Bugünlerde sıkça duyduğum bir kelime “DAVA!”.
“Sevgili Dava Arkadaşlarım” hitabıyla başlayıp derdinin makam mansıp olmadığını iddia eden söylevler dolaşıyor etrafta.
Hele temsil hüviyetini kaybedenlerin buruk dava sevdası ayrıca dikkate değer.
*
Eskiden, duyulduğunda insanı heyecanlandıran dolu dolu bir kavramdı DAVA.
Necip Fazıl’ın Büyük Doğu davası vardı. Uğrunda çile çekilen; aksiyonu olan, fikir üretilen dava. Sınırları çizilen bir dava:
“Genç adam! Bundan böyle senden beklediğim şudur: Tabutumu öz ellerinle musalla taşına koyarken, Anadolu kıtası büyüklüğündeki dâva taşını da gediğine koymayı unutma ve bunu tek vasiyetim bil!”
Ne müthiş bir DAVA anlayışı ve ne müthiş bir VASİYET!
Yürekteki dava neyse dilden dökülen dava o!

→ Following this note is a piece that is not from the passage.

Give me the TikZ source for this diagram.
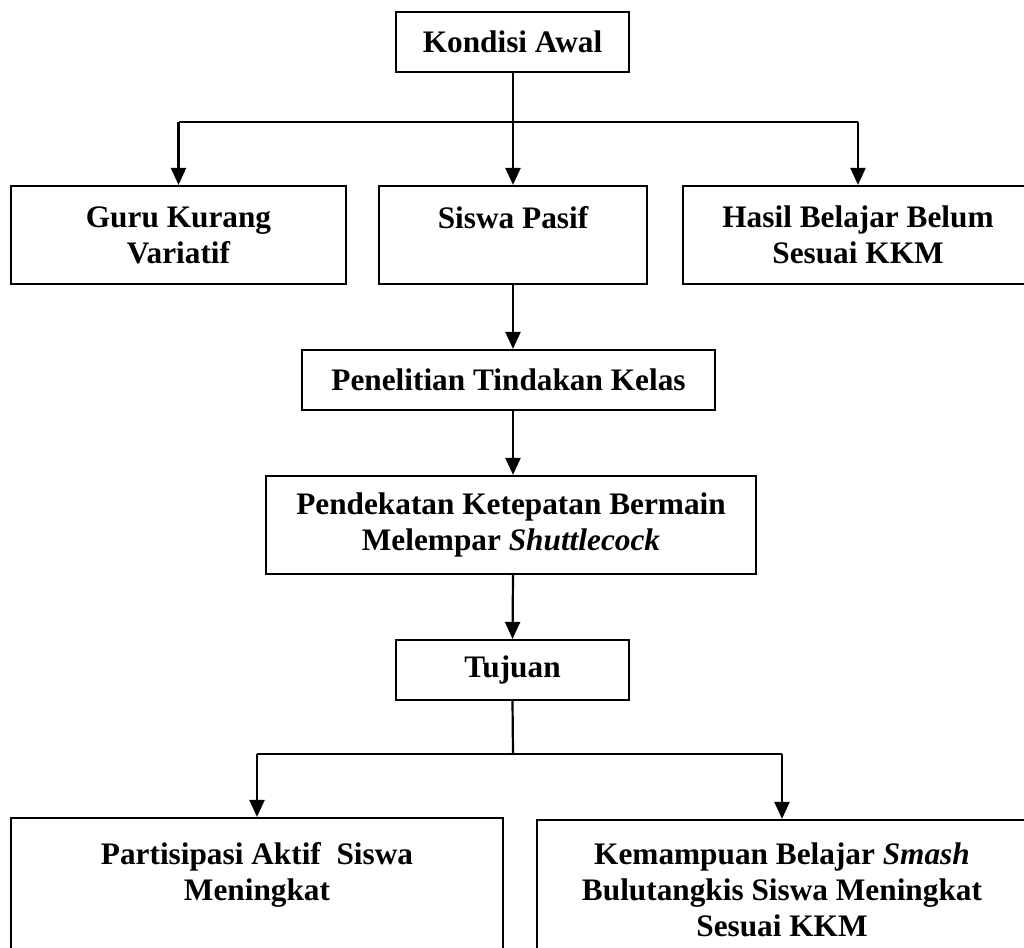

Gündüz dava neyse gece de dava aynı DAVA!
Sağına soluna bakınmadan uğruna can verilecek bir DAVA!
İyi adamlar iyi atlara binip gitmeden önce durum böyleydi!..
*
Sonra işin içine önce masa, sonra kasa ve nihayetinde işin içine başka unsurlar girdi. İşler şirazesinden çıktı.
Bundan sonra “DAVA” da anlamını yitirdi. Sadece lafzı kaldı.
“Dava“, “Ağır Abi”lerin dilinden bir başka edayla dökülmeye, yeni anlamlar yüklenmeye başladı. Zenginlik, güç, gösteriş oldu “Dava”!..
“Gündüz külahlı gece silahlı” deyimi tam da bu anlam yozlaşmasını ifade eder hale geldi.
Meydanda, mikrofon karşısında, sivil toplumda, sosyal medyada davayı dilinden düşürmeyen ama gece mesaisinde davayı aklına getirmeyen bir güruh “dava”yı esir aldı!..
Davanın anlamı çoğunlukla dürüst, fakir fukaranın dilinde mahsur kaldı. Belki de fakir fukara kalındığı için onların dilinde dava anlamını yitirmedi...
*
Tam da bu noktada Hayrettin Karaman Hoca’nın manifesto niteliğindeki yazısı geldi. Uzun bir yazı olduğu için tamamını almıyorum. Sosyal medyada çokça paylaşılan, okunan bir yazı olduğunu düşündüğüm “Çınarımızı Kurutmayalım”[1] adlı yazının kısa bir bölümünü ve yazının linkini buradan paylaşıyor, altına imzamı atıyorum.
“Bir edepsiz adam Hz. Ali’ye gelmiş, onun yönetiminden şikayet ve kendisine 'Senden öncekiler ne iyi idiler, başımıza gelenler hep senin kötülüğünden geliyor' diyerek hakaret etmiş.
Hz. Ali ona şu cevabı vermiş: 'Bunlar benim kötülüğümden olmuyor; Ebu Bekr’in yanında ben vardım, Ömer vardı, Osman vardı…
Ömer’in yanında da biz vardık, benim yanımda ise sen ve benzerlerin var, olanlar bundan oluyor.'
Ne yapalım, elbise yapmak için mevcut kumaşımız budur, ama kumaşın sağlam yerlerini kullanarak da sağlam bir elbise yapabiliriz vesselam.”
Teşekkürler Hocam.
Artık VAKİT, “DAVA”yı kurtarma VAKTİDİR!